Très impressionné par Yael Raanan Vandor, rare voix de contralto, sans forcer son naturel ; l'énergie articulatoire semble un brin importante, mais le son lui-même ne porte la marque d'aucun forçage, et sans être large, parcourt agréablement l'espace. Le vibratello (vitesse de battement très serrée) est très inhabituel aujourd'hui, et l'aigu évoque sans ambiguïté le timbre de Ferrier – mais avec une projection manifestement bien moins « claquante ».
En plus la diction est bonne. Difficile de pronostiquer un avenir précis pour une voix pas très sonore, et qui rencontrera peut-être des difficultés techniques avec les exigences de la carrière, mais en l'état, voici l'une des très rares contraltos du marché que j'aurais envie de réentendre souvent. Et dans un genre qui n'est pas celui des gros coloris wagnéro-mahlériens.

L'autre grande satisfaction, et qui dure toute la soirée, est à chercher du côté d'Anne Le Bozec, d'une virtuosité très impressionnante dans ces transcriptions très exigeantes, d'une netteté immaculée, et d'une familiarité parfaite avec le style poétique post-debussyste (dans des équilibres qui évoquent assez le disque Debussy de Vanessa Wagner – donc bien meilleur que ce que fait Vanessa Wagner lorsqu'elle accompagne ce répertoire).
Aussi bien digitalement que stylistiquement et interprétativement, on entend rarement des accompagnateurs d'une telle trempe, surtout dans des pièces aussi exigeantes.

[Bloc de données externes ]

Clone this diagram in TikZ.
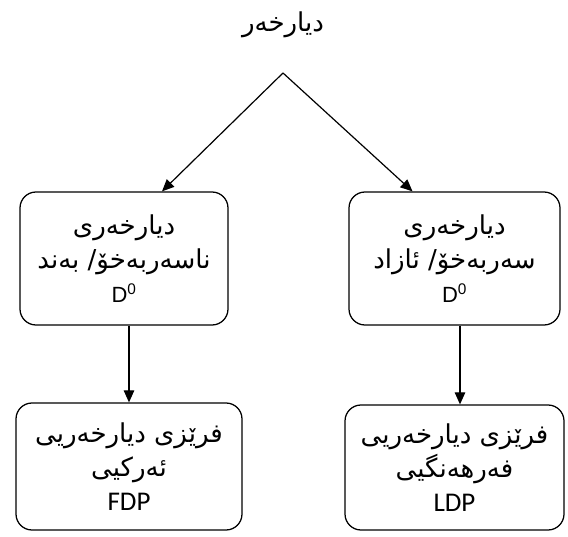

Il reste des places pour ce soir

La soirée offre quand même un très grand éventail de la musique vocale (mélodies et chœurs) de Lili Boulanger, il faut donc aller l'entendre si on est curieux, même si tout se trouve au disque depuis longtemps.

J'en profite pour recommander la musique de Nadia Boulanger, beaucoup plus difficile à trouver, mais à mon sens considérablement plus adaptée à la mélodique, avec un sens de la diversité des climats et de l'écriture vocale beaucoup plus affûté. Très différent d'ailleurs, beaucoup moins marqué par le debussysme, avec des influences du lied décadent assez évidentes.